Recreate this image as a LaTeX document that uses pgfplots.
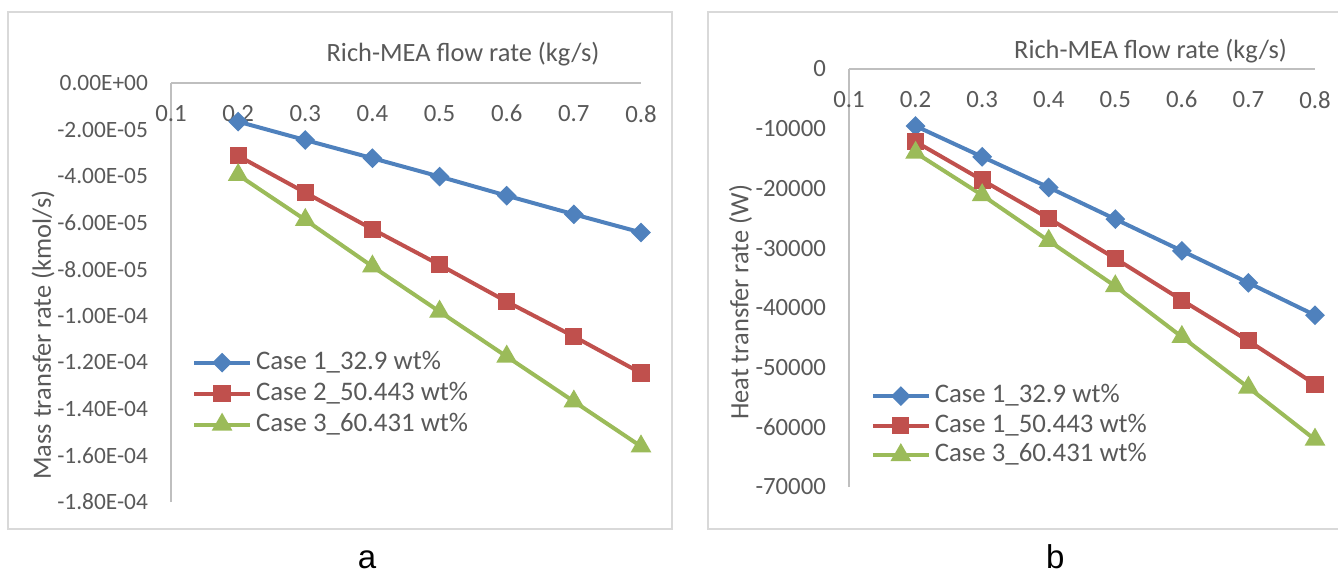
\documentclass[border=0pt]{standalone}
\usepackage{pgfplots}
\pgfplotsset{compat=1.18}
\usepackage{fontspec}
\setmainfont{Carlito}
\newfontfamily\arialfont{Liberation Sans}
\definecolor{txt}{HTML}{595959}
\definecolor{axgray}{HTML}{BFBFBF}
\definecolor{boxgray}{HTML}{D9D9D9}
\definecolor{cblue}{HTML}{4F81BD}
\definecolor{cred}{HTML}{C0504D}
\definecolor{cgreen}{HTML}{9BBB59}
\newcommand{\cfont}{\fontsize{13.2}{15}\selectfont}
\newcommand{\tfont}{\fontsize{12.4}{14}\selectfont}
\newcommand{\tafont}{\fontsize{11.7}{14}\selectfont}
\newcommand{\lfont}{\fontsize{13.4}{15}\selectfont}

\pgfplotsset{
  excel/.style={
    scale only axis, anchor=north west,
    xmin=0.1, xmax=0.8,
    axis x line*=top, axis y line*=left,
    axis line style={draw=axgray, line width=0.8pt},
    major tick length=0pt,
    xtick={0.1,0.2,0.3,0.4,0.5,0.6,0.7,0.8},
    xticklabels={0.1,0.2,0.3,0.4,0.5,0.6,0.7,0.8},
    xticklabel style={anchor=north, yshift=-7.5pt, font=\tfont},
    yticklabel style={anchor=east, xshift=-8pt},
    tick label style={font=\tfont, text=txt},
    scaled y ticks=false,
    clip=false,
    legend cell align=left,
    legend style={draw=none, fill=none, inner sep=0pt, font=\lfont, text=txt,
      nodes={inner sep=0pt, text height=9pt, text depth=2.5pt},
      column sep=2pt},
    legend image code/.code={\draw[mark repeat=2,mark phase=2,#1] plot coordinates {(0pt,0pt) (14pt,0pt) (28pt,0pt)};},
  },
  s1/.style={color=cblue, line width=2pt, mark=square*, mark size=2.5pt, mark options={rotate=45, draw=none, fill=cblue}},
  s2/.style={color=cred, line width=2pt, mark=square*, mark size=3.3pt, mark options={draw=none, fill=cred}},
  s3/.style={color=cgreen, line width=2pt, mark=triangle*, mark size=4pt, mark options={draw=none, fill=cgreen}},
}

\begin{document}
\begin{tikzpicture}
\path[use as bounding box] (0pt,0pt) rectangle (669pt,-287pt);
\draw[boxgray, line width=0.75pt] (4pt,-6pt) rectangle (336pt,-264.5pt);
\draw[boxgray, line width=0.75pt] (354pt,-6pt) rectangle (672pt,-264.5pt);

% Panel a
\begin{axis}[excel, at={(85.5pt,-41.5pt)}, width=235pt, height=209.5pt,
  ymin=-1.8e-4, ymax=0,
  ytick={0,-2e-5,-4e-5,-6e-5,-8e-5,-1e-4,-1.2e-4,-1.4e-4,-1.6e-4,-1.8e-4},
  yticklabels={0.00E+00,-2.00E-05,-4.00E-05,-6.00E-05,-8.00E-05,-1.00E-04,-1.20E-04,-1.40E-04,-1.60E-04,-1.80E-04},
  yticklabel style={font=\tafont},
  legend style={at={(0.044,0.361)}, anchor=north west, row sep=4pt},
]
\addplot[s1] coordinates {(0.2,-1.66e-5) (0.3,-2.45e-5) (0.4,-3.23e-5) (0.5,-4.02e-5) (0.6,-4.84e-5) (0.7,-5.64e-5) (0.8,-6.42e-5)};
\addplot[s2] coordinates {(0.2,-3.13e-5) (0.3,-4.71e-5) (0.4,-6.28e-5) (0.5,-7.81e-5) (0.6,-9.39e-5) (0.7,-10.89e-5) (0.8,-12.46e-5)};
\addplot[s3] coordinates {(0.2,-3.95e-5) (0.3,-5.88e-5) (0.4,-7.88e-5) (0.5,-9.82e-5) (0.6,-11.75e-5) (0.7,-13.68e-5) (0.8,-15.61e-5)};
\legend{Case 1\_32.9 wt\%, Case 2\_50.443 wt\%, Case 3\_60.431 wt\%}
\end{axis}

% Panel b
\begin{axis}[excel, at={(424.5pt,-34.5pt)}, width=233pt, height=209pt,
  ymin=-70000, ymax=0,
  ytick={0,-10000,-20000,-30000,-40000,-50000,-60000,-70000},
  yticklabels={0,-10000,-20000,-30000,-40000,-50000,-60000,-70000},
  legend style={at={(0.046,0.246)}, anchor=north west, row sep=3.25pt},
]
\addplot[s1] coordinates {(0.2,-9550) (0.3,-14700) (0.4,-19830) (0.5,-25140) (0.6,-30450) (0.7,-35810) (0.8,-41230)};
\addplot[s2] coordinates {(0.2,-12180) (0.3,-18600) (0.4,-25020) (0.5,-31730) (0.6,-38710) (0.7,-45530) (0.8,-52790)};
\addplot[s3] coordinates {(0.2,-14020) (0.3,-21120) (0.4,-28770) (0.5,-36370) (0.6,-44860) (0.7,-53350) (0.8,-62060)};
\legend{Case 1\_32.9 wt\%, Case 1\_50.443 wt\%, Case 3\_60.431 wt\%}
\end{axis}

% axis titles
\node[anchor=base, text=txt, font=\cfont, inner sep=0pt] at (231.5pt,-30.5pt) {Rich-MEA flow rate (kg/s)};
\node[anchor=base, text=txt, font=\cfont, inner sep=0pt] at (575.25pt,-29.2pt) {Rich-MEA flow rate (kg/s)};
\node[rotate=90, text=txt, font=\cfont, inner sep=0pt] at (21.5pt,-167.5pt) {Mass transfer rate (kmol/s)};
\node[rotate=90, text=txt, font=\cfont, inner sep=0pt] at (370.3pt,-151.2pt) {Heat transfer rate (W)};

% panel letters
\node[anchor=base, inner sep=0pt, font=\arialfont\fontsize{16.5}{19}\selectfont] at (183.5pt,-284pt) {a};
\node[anchor=base, inner sep=0pt, font=\arialfont\fontsize{16.5}{19}\selectfont] at (527.7pt,-284pt) {b};
\end{tikzpicture}
\end{document}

_ _ _ _ _ _ _

_What the task asks_
Gather all lines where the word "image" appears.

_Task answer_
Recreate this image as a LaTeX document that uses pgfplots.
    legend image code/.code={\draw[mark repeat=2,mark phase=2,#1] plot coordinates {(0pt,0pt) (14pt,0pt) (28pt,0pt)};},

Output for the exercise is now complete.